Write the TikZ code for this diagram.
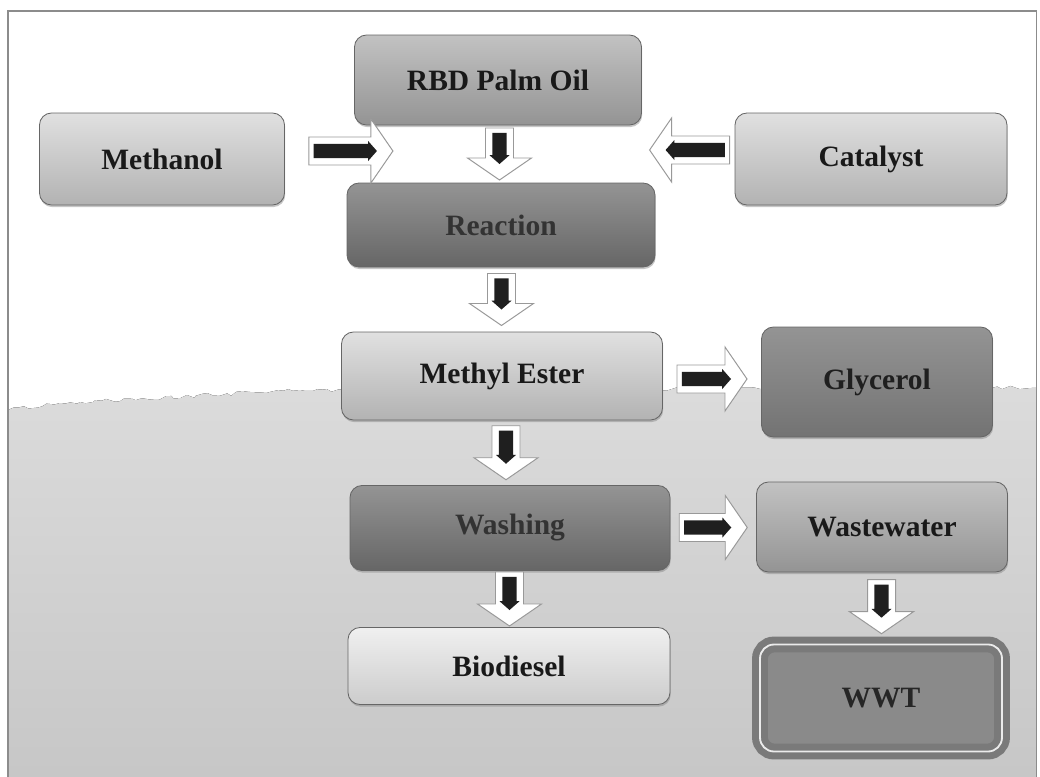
\documentclass[tikz,border=0pt]{standalone}
\usepackage{fontspec}
\setmainfont{Liberation Serif}
\usetikzlibrary{calc, shadows, decorations.pathmorphing}

% block arrow between two process boxes, drawn pointing right
\tikzset{
    pics/flowarrow/.style={code={
        \filldraw[draw=black!40, fill=white, line width=0.7pt]
            ({-#1/2},-0.35) -- ({#1/2-0.55},-0.35) -- ({#1/2-0.55},-0.8) -- ({#1/2},0)
            -- ({#1/2-0.55},0.8) -- ({#1/2-0.55},0.35) -- ({-#1/2},0.35) -- cycle;
        \fill[black!88]
            ({-#1/2+0.12},-0.18) -- ({#1/2-0.62},-0.18) -- ({#1/2-0.62},-0.25) -- ({#1/2-0.4},0)
            -- ({#1/2-0.62},0.25) -- ({#1/2-0.62},0.18) -- ({-#1/2+0.12},0.18) -- cycle;
    }}
}

\begin{document}
\begin{tikzpicture}[
    box/.style={rectangle, rounded corners=0.3cm, draw=black!60, line width=0.6pt, align=center, text=black!90, font=\fontsize{21}{24}\selectfont\bfseries, drop shadow={opacity=0.45, shadow xshift=0.5pt, shadow yshift=-1.5pt}},
    palebox/.style={box, top color=black!6, bottom color=black!20},
    lightbox/.style={box, top color=black!12, bottom color=black!30},
    midbox/.style={box, top color=black!24, bottom color=black!42},
    darkbox/.style={box, top color=black!42, bottom color=black!60, text=black!80},
    wwtbox/.style={rectangle, rounded corners=0.35cm, fill=black!46, draw=black!52, line width=5pt, double=white!92!black, double distance=1.3pt, text=black!85, font=\fontsize{21}{24}\selectfont\bfseries}
]
    \useasboundingbox (0,0) rectangle (26,-19.425);

    % Background and frame
    \fill[top color=black!14, bottom color=black!22, decoration={random steps, segment length=4pt, amplitude=1.5pt}]
        (0.2,-19.425) -- (0.2,-10.25) decorate {-- (2,-10.05) -- (7.5,-9.75) -- (25.92,-9.7)} -- (25.92,-19.425) -- cycle;
    \draw[black!45, line width=0.8pt] (0.2,-19.425) -- (0.2,-0.275) -- (25.92,-0.275) -- (25.92,-19.425);

    % Feed streams
    \node[midbox, minimum width=7.175cm, minimum height=2.25cm] (RBD) at (12.45,-2.0) {RBD Palm Oil};
    \node[lightbox, minimum width=6.125cm, minimum height=2.3cm] (METH) at (4.05,-3.975) {Methanol};
    \node[lightbox, minimum width=6.8cm, minimum height=2.3cm] (CAT) at (21.775,-3.975) {Catalyst};

    % Process steps
    \node[darkbox, minimum width=7.7cm, minimum height=2.1cm] (REACT) at (12.525,-5.625) {Reaction};
    \node[lightbox, minimum width=8.025cm, minimum height=2.2cm] (MEST) at (12.55,-9.4) {Methyl Ester};
    \node[darkbox, minimum width=8.0cm, minimum height=2.125cm] (WASH) at (12.75,-13.2) {Washing};
    \node[palebox, minimum width=8.05cm, minimum height=1.925cm] (BIO) at (12.725,-16.65) {Biodiesel};

    % By-products
    \node[darkbox, text=black!88, top color=black!42, bottom color=black!55, minimum width=5.775cm, minimum height=2.75cm] (GLYC) at (21.925,-9.55) {Glycerol};
    \node[midbox, minimum width=6.275cm, minimum height=2.25cm] (WASTE) at (22.05,-13.175) {Wastewater};
    \node[wwtbox, minimum width=6.05cm, minimum height=2.675cm] (WWT) at (22.025,-17.45) {WWT};

    % Flow arrows
    \pic at ($(METH.east)+(1.65,0.2)$) {flowarrow=2.1};
    \pic[rotate=180] at ($(CAT.west)+(-1.125,0.225)$) {flowarrow=2.0};
    \pic[rotate=-90] at ($(RBD.south)!0.5!(REACT.north)$) {flowarrow=1.3};
    \pic[rotate=-90] at ($(REACT.south)!0.5!(MEST.north)$) {flowarrow=1.3};
    \pic[rotate=-90] at ($(MEST.south)!0.5!(WASH.north)$) {flowarrow=1.35};
    \pic[rotate=-90] at ($(WASH.south)!0.5!(BIO.north)$) {flowarrow=1.35};
    \pic at ($(MEST.east)!0.5!(GLYC.west)$) {flowarrow=1.75};
    \pic at ($(WASH.east)!0.5!(WASTE.west)$) {flowarrow=1.7};
    \pic[rotate=-90] at ($(WASTE.south)!0.5!(WWT.north)$) {flowarrow=1.35};
\end{tikzpicture}
\end{document}
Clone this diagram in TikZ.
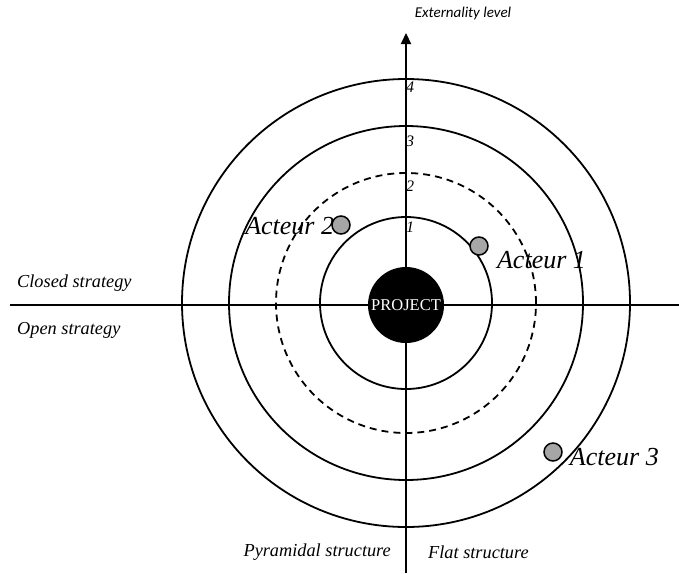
\documentclass[tikz,border=0pt]{standalone}
\usepackage{fontspec}
\setmainfont{Liberation Serif}
\newfontfamily\calfont{Carlito}
\usetikzlibrary{positioning,arrows.meta}
\definecolor{actorgray}{RGB}{166,166,166}

\tikzset{
	ring/.style={line width=1.8pt},
	axisline/.style={line width=2.2pt},
	actor/.style={circle, draw, line width=1.5pt, fill=actorgray, minimum size=18pt, inner sep=0pt},
	actorlabel/.style={inner sep=0pt, font=\fontsize{26}{28}\selectfont\itshape},
	sidelabel/.style={inner sep=0pt, font=\fontsize{18.3}{20}\selectfont\itshape},
	level/.style={inner sep=0pt, font=\fontsize{16}{17}\selectfont\itshape}
}

\begin{document}
\begin{tikzpicture}[x=1pt, y=-1pt]
		\useasboundingbox (0,0) rectangle (679,573);
		
		% Kreise um das Projekt
		\coordinate (c) at (406,303);
		\draw[ring] (c) circle[radius=224pt];
		\draw[ring] (c) circle[radius=177pt];
		\draw[ring, dash pattern=on 7pt off 5pt] (c) circle[radius=130pt];
		\draw[ring] (c) circle[radius=86pt];
		
		% Achsen
		\coordinate (top) at (406,33);
		\coordinate (bottom) at (406,573);
		\coordinate (left) at (10,305);
		\coordinate (right) at (679,305);
		\draw[axisline] (left) -- (right);
		\draw[axisline, -{Triangle[width=10pt, length=11pt]}] (bottom) -- (top);
		
		% Projekt
		\node[circle, fill=black, minimum size=76pt, inner sep=0pt, text=white,
			font=\fontsize{16.5}{17}\selectfont] (project) at (406,305) {PROJECT};
		
		% Stufen
		\node[level] (l4) at (410,87) {4};
		\node[level] (l3) at (410,141) {3};
		\node[level] (l2) at (410,186) {2};
		\node[level] (l1) at (410,227) {1};
		
		% Beschriftung der Achsen
		\node[inner sep=0pt, font=\calfont\fontsize{15}{16}\selectfont\itshape] (ext) at (463,13) {Externality level};
		\node[sidelabel, anchor=west] (closed) at (17,283) {Closed strategy};
		\node[sidelabel, anchor=west] (open) at (17,330) {Open strategy};
		\node[sidelabel, anchor=east] (pyr) at (391,552) {Pyramidal structure};
		\node[sidelabel, anchor=west] (flat) at (428,552) {Flat structure};
		
		% Akteure
		\node[actor] (a1) at (479,246) {};
		\node[actor] (a2) at (341,225) {};
		\node[actor] (a3) at (553,452) {};
		\node[actorlabel, below right=-2pt and 11pt of a1] (t1) {Acteur 1};
		\node[actorlabel, left=-3pt of a2, yshift=-1pt] (t2) {Acteur 2};
		\node[actorlabel, right=7pt of a3, yshift=-5pt] (t3) {Acteur 3};
		
	\end{tikzpicture}
\end{document}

——

Goal: Print out the lines exactly, skipping any picture.

Output of the exercise:
Write the TikZ code for this diagram.
\documentclass[tikz,border=0pt]{standalone}
\usepackage{fontspec}
\setmainfont{Liberation Serif}
\usetikzlibrary{calc, shadows, decorations.pathmorphing}

% block arrow between two process boxes, drawn pointing right
\tikzset{
    pics/flowarrow/.style={code={
        \filldraw[draw=black!40, fill=white, line width=0.7pt]
            ({-#1/2},-0.35) -- ({#1/2-0.55},-0.35) -- ({#1/2-0.55},-0.8) -- ({#1/2},0)
            -- ({#1/2-0.55},0.8) -- ({#1/2-0.55},0.35) -- ({-#1/2},0.35) -- cycle;
        \fill[black!88]
            ({-#1/2+0.12},-0.18) -- ({#1/2-0.62},-0.18) -- ({#1/2-0.62},-0.25) -- ({#1/2-0.4},0)
            -- ({#1/2-0.62},0.25) -- ({#1/2-0.62},0.18) -- ({-#1/2+0.12},0.18) -- cycle;
    }}
}

\begin{document}
\begin{tikzpicture}[
    box/.style={rectangle, rounded corners=0.3cm, draw=black!60, line width=0.6pt, align=center, text=black!90, font=\fontsize{21}{24}\selectfont\bfseries, drop shadow={opacity=0.45, shadow xshift=0.5pt, shadow yshift=-1.5pt}},
    palebox/.style={box, top color=black!6, bottom color=black!20},
    lightbox/.style={box, top color=black!12, bottom color=black!30},
    midbox/.style={box, top color=black!24, bottom color=black!42},
    darkbox/.style={box, top color=black!42, bottom color=black!60, text=black!80},
    wwtbox/.style={rectangle, rounded corners=0.35cm, fill=black!46, draw=black!52, line width=5pt, double=white!92!black, double distance=1.3pt, text=black!85, font=\fontsize{21}{24}\selectfont\bfseries}
]
    \useasboundingbox (0,0) rectangle (26,-19.425);

    % Background and frame
    \fill[top color=black!14, bottom color=black!22, decoration={random steps, segment length=4pt, amplitude=1.5pt}]
        (0.2,-19.425) -- (0.2,-10.25) decorate {-- (2,-10.05) -- (7.5,-9.75) -- (25.92,-9.7)} -- (25.92,-19.425) -- cycle;
    \draw[black!45, line width=0.8pt] (0.2,-19.425) -- (0.2,-0.275) -- (25.92,-0.275) -- (25.92,-19.425);

    % Feed streams
    \node[midbox, minimum width=7.175cm, minimum height=2.25cm] (RBD) at (12.45,-2.0) {RBD Palm Oil};
    \node[lightbox, minimum width=6.125cm, minimum height=2.3cm] (METH) at (4.05,-3.975) {Methanol};
    \node[lightbox, minimum width=6.8cm, minimum height=2.3cm] (CAT) at (21.775,-3.975) {Catalyst};

    % Process steps
    \node[darkbox, minimum width=7.7cm, minimum height=2.1cm] (REACT) at (12.525,-5.625) {Reaction};
    \node[lightbox, minimum width=8.025cm, minimum height=2.2cm] (MEST) at (12.55,-9.4) {Methyl Ester};
    \node[darkbox, minimum width=8.0cm, minimum height=2.125cm] (WASH) at (12.75,-13.2) {Washing};
    \node[palebox, minimum width=8.05cm, minimum height=1.925cm] (BIO) at (12.725,-16.65) {Biodiesel};

    % By-products
    \node[darkbox, text=black!88, top color=black!42, bottom color=black!55, minimum width=5.775cm, minimum height=2.75cm] (GLYC) at (21.925,-9.55) {Glycerol};
    \node[midbox, minimum width=6.275cm, minimum height=2.25cm] (WASTE) at (22.05,-13.175) {Wastewater};
    \node[wwtbox, minimum width=6.05cm, minimum height=2.675cm] (WWT) at (22.025,-17.45) {WWT};

    % Flow arrows
    \pic at ($(METH.east)+(1.65,0.2)$) {flowarrow=2.1};
    \pic[rotate=180] at ($(CAT.west)+(-1.125,0.225)$) {flowarrow=2.0};
    \pic[rotate=-90] at ($(RBD.south)!0.5!(REACT.north)$) {flowarrow=1.3};
    \pic[rotate=-90] at ($(REACT.south)!0.5!(MEST.north)$) {flowarrow=1.3};
    \pic[rotate=-90] at ($(MEST.south)!0.5!(WASH.north)$) {flowarrow=1.35};
    \pic[rotate=-90] at ($(WASH.south)!0.5!(BIO.north)$) {flowarrow=1.35};
    \pic at ($(MEST.east)!0.5!(GLYC.west)$) {flowarrow=1.75};
    \pic at ($(WASH.east)!0.5!(WASTE.west)$) {flowarrow=1.7};
    \pic[rotate=-90] at ($(WASTE.south)!0.5!(WWT.north)$) {flowarrow=1.35};
\end{tikzpicture}
\end{document}
Clone this diagram in TikZ.
\documentclass[tikz,border=0pt]{standalone}
\usepackage{fontspec}
\setmainfont{Liberation Serif}
\newfontfamily\calfont{Carlito}
\usetikzlibrary{positioning,arrows.meta}
\definecolor{actorgray}{RGB}{166,166,166}

\tikzset{
	ring/.style={line width=1.8pt},
	axisline/.style={line width=2.2pt},
	actor/.style={circle, draw, line width=1.5pt, fill=actorgray, minimum size=18pt, inner sep=0pt},
	actorlabel/.style={inner sep=0pt, font=\fontsize{26}{28}\selectfont\itshape},
	sidelabel/.style={inner sep=0pt, font=\fontsize{18.3}{20}\selectfont\itshape},
	level/.style={inner sep=0pt, font=\fontsize{16}{17}\selectfont\itshape}
}

\begin{document}
\begin{tikzpicture}[x=1pt, y=-1pt]
		\useasboundingbox (0,0) rectangle (679,573);
		
		% Kreise um das Projekt
		\coordinate (c) at (406,303);
		\draw[ring] (c) circle[radius=224pt];
		\draw[ring] (c) circle[radius=177pt];
		\draw[ring, dash pattern=on 7pt off 5pt] (c) circle[radius=130pt];
		\draw[ring] (c) circle[radius=86pt];
		
		% Achsen
		\coordinate (top) at (406,33);
		\coordinate (bottom) at (406,573);
		\coordinate (left) at (10,305);
		\coordinate (right) at (679,305);
		\draw[axisline] (left) -- (right);
		\draw[axisline, -{Triangle[width=10pt, length=11pt]}] (bottom) -- (top);
		
		% Projekt
		\node[circle, fill=black, minimum size=76pt, inner sep=0pt, text=white,
			font=\fontsize{16.5}{17}\selectfont] (project) at (406,305) {PROJECT};
		
		% Stufen
		\node[level] (l4) at (410,87) {4};
		\node[level] (l3) at (410,141) {3};
		\node[level] (l2) at (410,186) {2};
		\node[level] (l1) at (410,227) {1};
		
		% Beschriftung der Achsen
		\node[inner sep=0pt, font=\calfont\fontsize{15}{16}\selectfont\itshape] (ext) at (463,13) {Externality level};
		\node[sidelabel, anchor=west] (closed) at (17,283) {Closed strategy};
		\node[sidelabel, anchor=west] (open) at (17,330) {Open strategy};
		\node[sidelabel, anchor=east] (pyr) at (391,552) {Pyramidal structure};
		\node[sidelabel, anchor=west] (flat) at (428,552) {Flat structure};
		
		% Akteure
		\node[actor] (a1) at (479,246) {};
		\node[actor] (a2) at (341,225) {};
		\node[actor] (a3) at (553,452) {};
		\node[actorlabel, below right=-2pt and 11pt of a1] (t1) {Acteur 1};
		\node[actorlabel, left=-3pt of a2, yshift=-1pt] (t2) {Acteur 2};
		\node[actorlabel, right=7pt of a3, yshift=-5pt] (t3) {Acteur 3};
		
	\end{tikzpicture}
\end{document}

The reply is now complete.